▶ [Work to complete]:
Starting at the first line of the data, print each line verbatim up to and including the line bearing "plt.rcParams['font.family'] = ['Liberation", omitting pictures.

▶ [Data segment]:
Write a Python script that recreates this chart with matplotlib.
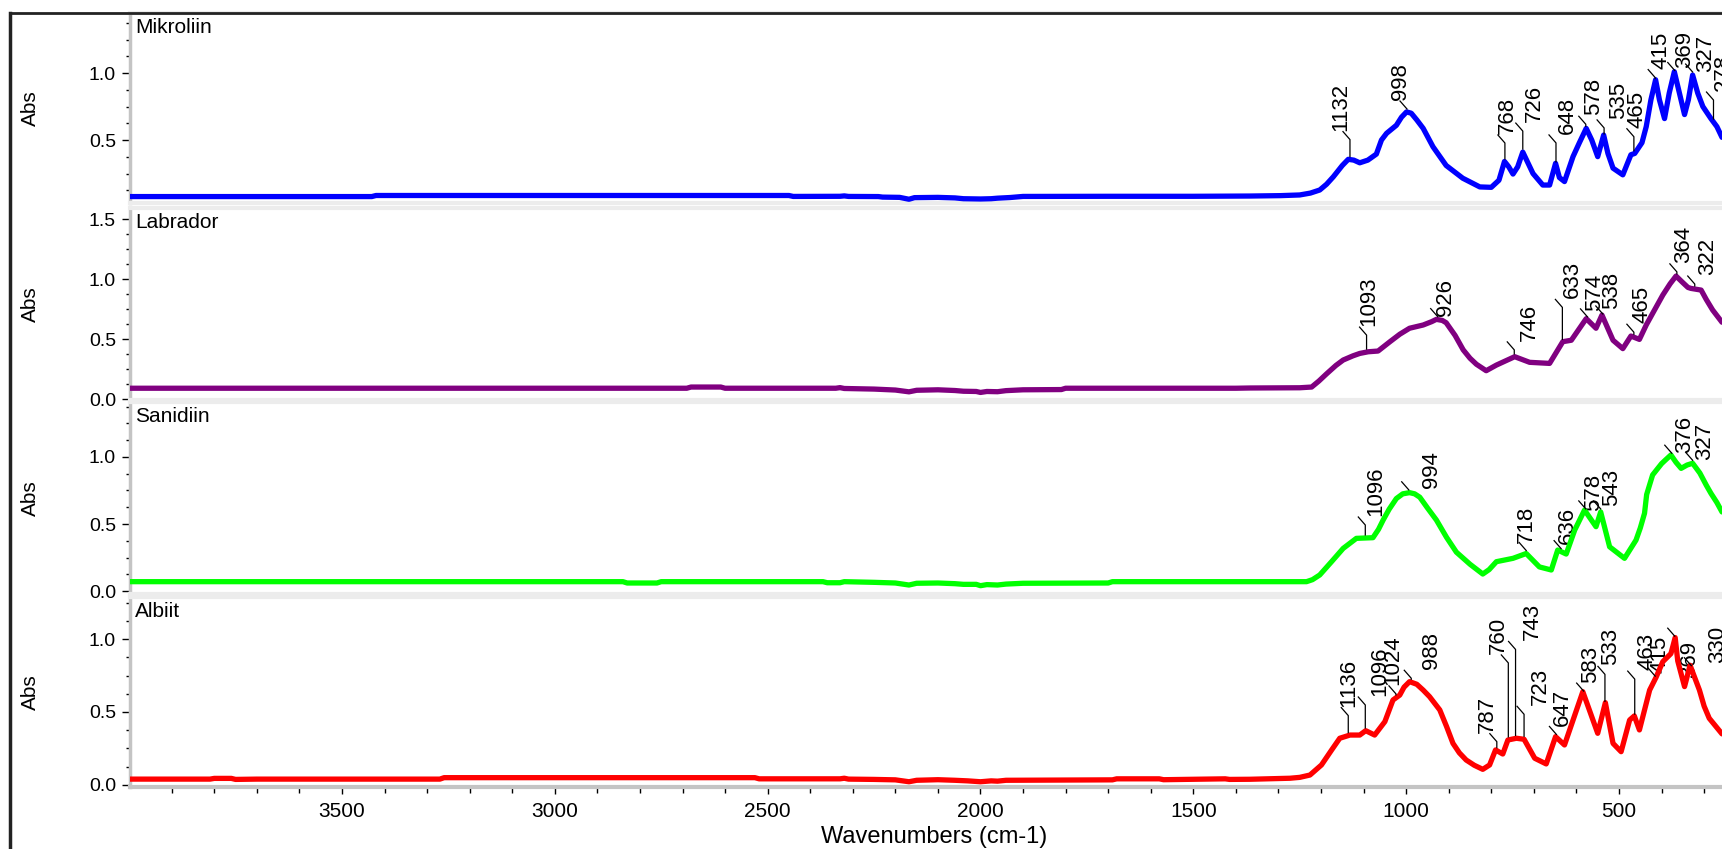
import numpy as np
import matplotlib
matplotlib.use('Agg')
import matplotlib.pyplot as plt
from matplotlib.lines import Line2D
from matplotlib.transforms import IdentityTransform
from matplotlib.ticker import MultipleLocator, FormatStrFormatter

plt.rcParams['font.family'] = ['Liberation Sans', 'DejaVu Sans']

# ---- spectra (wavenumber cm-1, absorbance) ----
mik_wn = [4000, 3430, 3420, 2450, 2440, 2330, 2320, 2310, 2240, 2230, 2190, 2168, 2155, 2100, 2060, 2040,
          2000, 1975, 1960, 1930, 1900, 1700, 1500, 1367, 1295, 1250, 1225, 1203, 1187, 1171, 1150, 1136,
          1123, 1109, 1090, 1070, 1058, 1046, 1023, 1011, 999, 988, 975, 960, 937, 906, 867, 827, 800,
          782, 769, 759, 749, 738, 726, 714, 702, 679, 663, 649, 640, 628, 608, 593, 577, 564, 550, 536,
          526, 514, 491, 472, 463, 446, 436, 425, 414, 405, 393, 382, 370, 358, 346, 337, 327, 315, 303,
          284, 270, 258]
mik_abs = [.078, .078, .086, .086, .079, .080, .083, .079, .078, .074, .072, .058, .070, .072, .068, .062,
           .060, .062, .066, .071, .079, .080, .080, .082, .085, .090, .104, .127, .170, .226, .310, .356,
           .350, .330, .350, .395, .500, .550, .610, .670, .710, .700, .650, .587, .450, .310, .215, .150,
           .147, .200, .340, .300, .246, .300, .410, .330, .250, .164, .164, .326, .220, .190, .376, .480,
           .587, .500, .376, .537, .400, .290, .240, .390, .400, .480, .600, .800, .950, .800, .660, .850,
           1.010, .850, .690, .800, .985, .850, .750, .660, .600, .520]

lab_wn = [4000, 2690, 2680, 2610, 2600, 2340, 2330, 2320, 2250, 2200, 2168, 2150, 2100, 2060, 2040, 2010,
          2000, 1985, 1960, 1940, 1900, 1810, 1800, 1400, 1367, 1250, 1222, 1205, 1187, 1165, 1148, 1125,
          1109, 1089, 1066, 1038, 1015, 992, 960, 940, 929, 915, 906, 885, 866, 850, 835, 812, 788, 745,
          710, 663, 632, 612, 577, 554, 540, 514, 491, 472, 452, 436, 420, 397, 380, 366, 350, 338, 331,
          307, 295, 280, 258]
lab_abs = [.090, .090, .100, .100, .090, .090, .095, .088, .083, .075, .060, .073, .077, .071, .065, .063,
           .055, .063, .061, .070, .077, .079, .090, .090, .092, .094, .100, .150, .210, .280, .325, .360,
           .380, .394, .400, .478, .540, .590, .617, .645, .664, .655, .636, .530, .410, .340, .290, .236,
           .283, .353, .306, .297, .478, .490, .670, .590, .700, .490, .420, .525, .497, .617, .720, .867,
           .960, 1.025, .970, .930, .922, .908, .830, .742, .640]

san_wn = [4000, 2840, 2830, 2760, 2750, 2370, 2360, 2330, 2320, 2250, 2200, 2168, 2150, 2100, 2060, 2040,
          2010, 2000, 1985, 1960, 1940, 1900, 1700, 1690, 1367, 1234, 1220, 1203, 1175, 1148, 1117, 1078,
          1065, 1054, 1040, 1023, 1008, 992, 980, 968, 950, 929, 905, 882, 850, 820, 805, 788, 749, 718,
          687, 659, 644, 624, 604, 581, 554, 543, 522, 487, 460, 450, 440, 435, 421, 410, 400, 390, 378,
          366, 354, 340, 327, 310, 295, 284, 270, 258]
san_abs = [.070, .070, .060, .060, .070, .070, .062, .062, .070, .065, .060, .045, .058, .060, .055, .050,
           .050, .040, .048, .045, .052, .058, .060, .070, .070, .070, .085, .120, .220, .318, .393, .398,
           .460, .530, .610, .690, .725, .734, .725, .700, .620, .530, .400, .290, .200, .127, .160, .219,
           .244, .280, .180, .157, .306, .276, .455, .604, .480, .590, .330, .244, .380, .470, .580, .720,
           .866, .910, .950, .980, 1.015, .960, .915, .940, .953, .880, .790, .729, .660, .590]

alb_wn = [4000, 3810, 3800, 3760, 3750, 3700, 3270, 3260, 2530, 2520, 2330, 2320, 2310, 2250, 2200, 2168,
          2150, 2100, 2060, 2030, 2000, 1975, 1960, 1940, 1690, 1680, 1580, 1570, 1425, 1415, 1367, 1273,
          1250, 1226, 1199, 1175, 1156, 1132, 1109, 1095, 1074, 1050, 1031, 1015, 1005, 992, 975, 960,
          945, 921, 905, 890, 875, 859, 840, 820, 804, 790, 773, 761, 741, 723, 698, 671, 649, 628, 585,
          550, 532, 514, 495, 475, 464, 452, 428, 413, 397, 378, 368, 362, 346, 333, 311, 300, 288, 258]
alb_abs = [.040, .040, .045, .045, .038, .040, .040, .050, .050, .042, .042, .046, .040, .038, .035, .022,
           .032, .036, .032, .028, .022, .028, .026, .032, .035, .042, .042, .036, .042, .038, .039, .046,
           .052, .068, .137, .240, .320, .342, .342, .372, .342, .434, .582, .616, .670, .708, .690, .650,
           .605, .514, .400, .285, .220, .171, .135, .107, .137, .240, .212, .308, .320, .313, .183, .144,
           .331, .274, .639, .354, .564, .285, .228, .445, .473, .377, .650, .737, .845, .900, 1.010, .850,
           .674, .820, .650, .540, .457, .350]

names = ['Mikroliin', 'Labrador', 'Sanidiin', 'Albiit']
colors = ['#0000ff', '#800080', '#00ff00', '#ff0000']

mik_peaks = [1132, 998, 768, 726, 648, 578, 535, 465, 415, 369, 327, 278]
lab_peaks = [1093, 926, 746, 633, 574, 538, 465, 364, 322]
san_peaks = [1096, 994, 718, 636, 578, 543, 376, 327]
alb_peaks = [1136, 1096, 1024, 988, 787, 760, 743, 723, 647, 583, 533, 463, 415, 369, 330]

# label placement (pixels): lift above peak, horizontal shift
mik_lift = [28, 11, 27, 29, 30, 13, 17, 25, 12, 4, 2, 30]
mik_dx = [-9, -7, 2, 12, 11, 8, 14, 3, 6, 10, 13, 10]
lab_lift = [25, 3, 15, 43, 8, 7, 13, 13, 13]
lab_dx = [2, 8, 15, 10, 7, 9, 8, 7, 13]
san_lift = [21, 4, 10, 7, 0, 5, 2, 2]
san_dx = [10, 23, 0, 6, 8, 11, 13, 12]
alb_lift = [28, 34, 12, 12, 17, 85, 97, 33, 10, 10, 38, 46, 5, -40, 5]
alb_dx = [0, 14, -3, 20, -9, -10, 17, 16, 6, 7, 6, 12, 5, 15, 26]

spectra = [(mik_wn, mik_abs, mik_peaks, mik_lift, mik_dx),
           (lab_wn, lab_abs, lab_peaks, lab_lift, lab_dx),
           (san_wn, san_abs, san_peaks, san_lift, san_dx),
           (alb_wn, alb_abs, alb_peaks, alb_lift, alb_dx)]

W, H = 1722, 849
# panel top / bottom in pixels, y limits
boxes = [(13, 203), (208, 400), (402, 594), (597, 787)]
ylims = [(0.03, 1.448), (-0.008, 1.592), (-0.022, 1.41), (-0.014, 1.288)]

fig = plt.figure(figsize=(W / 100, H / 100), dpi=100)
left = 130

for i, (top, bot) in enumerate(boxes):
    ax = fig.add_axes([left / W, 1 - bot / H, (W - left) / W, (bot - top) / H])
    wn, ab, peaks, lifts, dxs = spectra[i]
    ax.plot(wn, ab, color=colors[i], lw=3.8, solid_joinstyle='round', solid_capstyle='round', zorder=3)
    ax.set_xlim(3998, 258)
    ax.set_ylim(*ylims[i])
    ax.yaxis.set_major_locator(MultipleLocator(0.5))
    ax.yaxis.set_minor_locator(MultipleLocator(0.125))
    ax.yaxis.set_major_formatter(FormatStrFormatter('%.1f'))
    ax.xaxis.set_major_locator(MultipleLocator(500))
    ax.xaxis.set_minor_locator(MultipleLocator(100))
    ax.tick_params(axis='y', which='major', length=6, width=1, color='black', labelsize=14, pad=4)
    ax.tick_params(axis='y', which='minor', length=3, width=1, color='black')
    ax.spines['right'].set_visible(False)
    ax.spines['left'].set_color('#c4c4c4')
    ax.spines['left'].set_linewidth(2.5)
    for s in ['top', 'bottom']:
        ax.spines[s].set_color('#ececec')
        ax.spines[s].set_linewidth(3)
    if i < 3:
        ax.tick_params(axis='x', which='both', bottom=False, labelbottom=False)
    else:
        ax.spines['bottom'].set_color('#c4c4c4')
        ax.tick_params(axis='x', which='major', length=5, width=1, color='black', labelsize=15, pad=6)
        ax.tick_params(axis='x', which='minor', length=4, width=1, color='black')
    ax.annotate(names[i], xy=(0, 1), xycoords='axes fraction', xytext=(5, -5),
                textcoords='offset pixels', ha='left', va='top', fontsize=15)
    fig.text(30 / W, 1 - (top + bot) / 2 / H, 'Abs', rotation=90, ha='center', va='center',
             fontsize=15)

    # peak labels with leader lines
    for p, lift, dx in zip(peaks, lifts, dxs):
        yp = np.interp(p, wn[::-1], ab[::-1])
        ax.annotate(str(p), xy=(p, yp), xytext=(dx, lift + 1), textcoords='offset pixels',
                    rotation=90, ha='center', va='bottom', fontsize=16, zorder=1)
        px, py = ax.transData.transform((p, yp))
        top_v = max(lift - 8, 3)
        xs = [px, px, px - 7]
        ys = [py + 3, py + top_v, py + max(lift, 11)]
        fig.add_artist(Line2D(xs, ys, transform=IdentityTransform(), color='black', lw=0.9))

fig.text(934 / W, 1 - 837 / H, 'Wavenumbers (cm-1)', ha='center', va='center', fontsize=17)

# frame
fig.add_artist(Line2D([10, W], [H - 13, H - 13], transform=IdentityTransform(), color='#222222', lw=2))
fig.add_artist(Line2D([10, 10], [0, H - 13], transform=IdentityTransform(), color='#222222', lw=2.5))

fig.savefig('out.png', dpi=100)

▶ [Result of the task]:
Write a Python script that recreates this chart with matplotlib.
import numpy as np
import matplotlib
matplotlib.use('Agg')
import matplotlib.pyplot as plt
from matplotlib.lines import Line2D
from matplotlib.transforms import IdentityTransform
from matplotlib.ticker import MultipleLocator, FormatStrFormatter

plt.rcParams['font.family'] = ['Liberation Sans', 'DejaVu Sans']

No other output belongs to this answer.